No one in the Presidential party noticed the plank of wood lying on the ground against the wall as they entered the small vestibule outside of their private box. Major Rathbone did not see the odd small hole that had been drilled into the door just above the doorknob. Lincoln took off his woolen overcoat and hung it on the door and slipped his white gloves into the pockets. He took his seat in the rocking chair that was farthest from the stage. Mary took the seat next to her husband. Rathbone escorted Clara to one of the chairs at the opposite end of the box and then he sat on the end of the sofa closest to his fiancé. Lincoln was pleased to see that the flags that draped the box sheltered him from prying eyes, but it also made it hard for him to see who was at the theater tonight. That was one of his favorite pastimes. He settled in and turned his attention to the stage and reached over to grab his wife’s hand.
“What will Miss Harris say, Husband?” She asked Lincoln in mock embarrassment.
“That I love my wife, I reckon,” was his response and he smiled at her. The glow of the footlights caught his brown eyes and they lit up just as they did back home in Springfield when he would talk of the future they would have together. She squeezed his hand and smiled warmly then turned her attention to the play already in progress on the stage below them.
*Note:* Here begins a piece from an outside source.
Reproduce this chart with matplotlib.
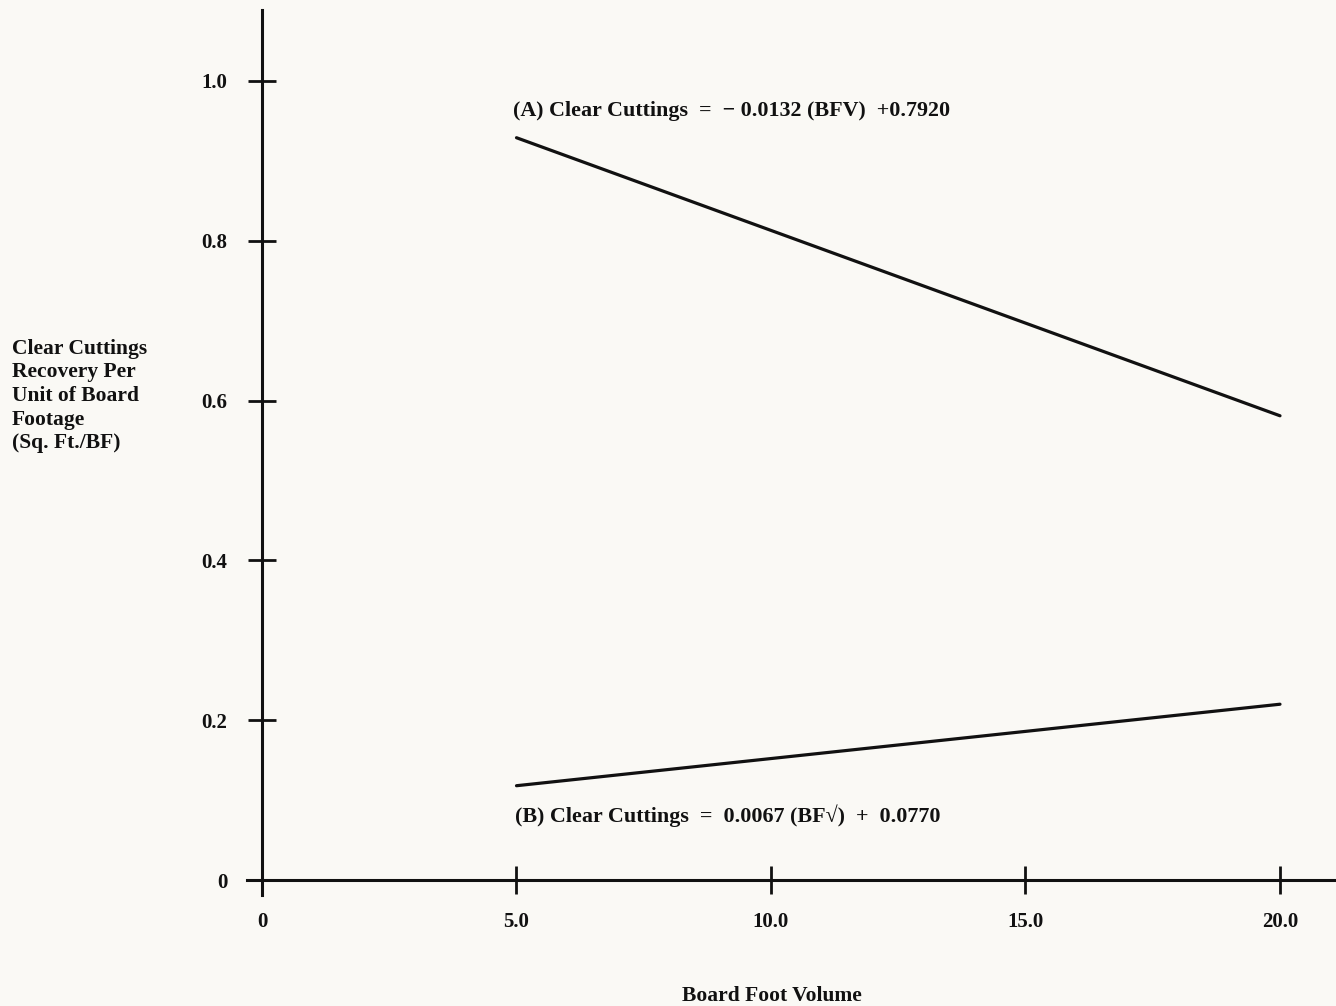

The box the President sat in was actually designed by the Ford brothers more to allow the audience members to see the dignitaries who had secured the box than for the occupants to have a good view of the stage. It was just off the dressing circle that was the first level above the orchestra section in the theater. The dressing circle curved around the back of the theater and led to boxes at each end. The President’s box was stage left and literally was above the left side of the stage, so while prying eyes had just as good a vantage into the box as they did to the stage, those inside the box were virtually on the side of the stage and looking across the length of the stage. That was Ford’s genius, as the residents of Washington City were often more interested in watching statesmen and their wives out in public than they were the playacting on the stage.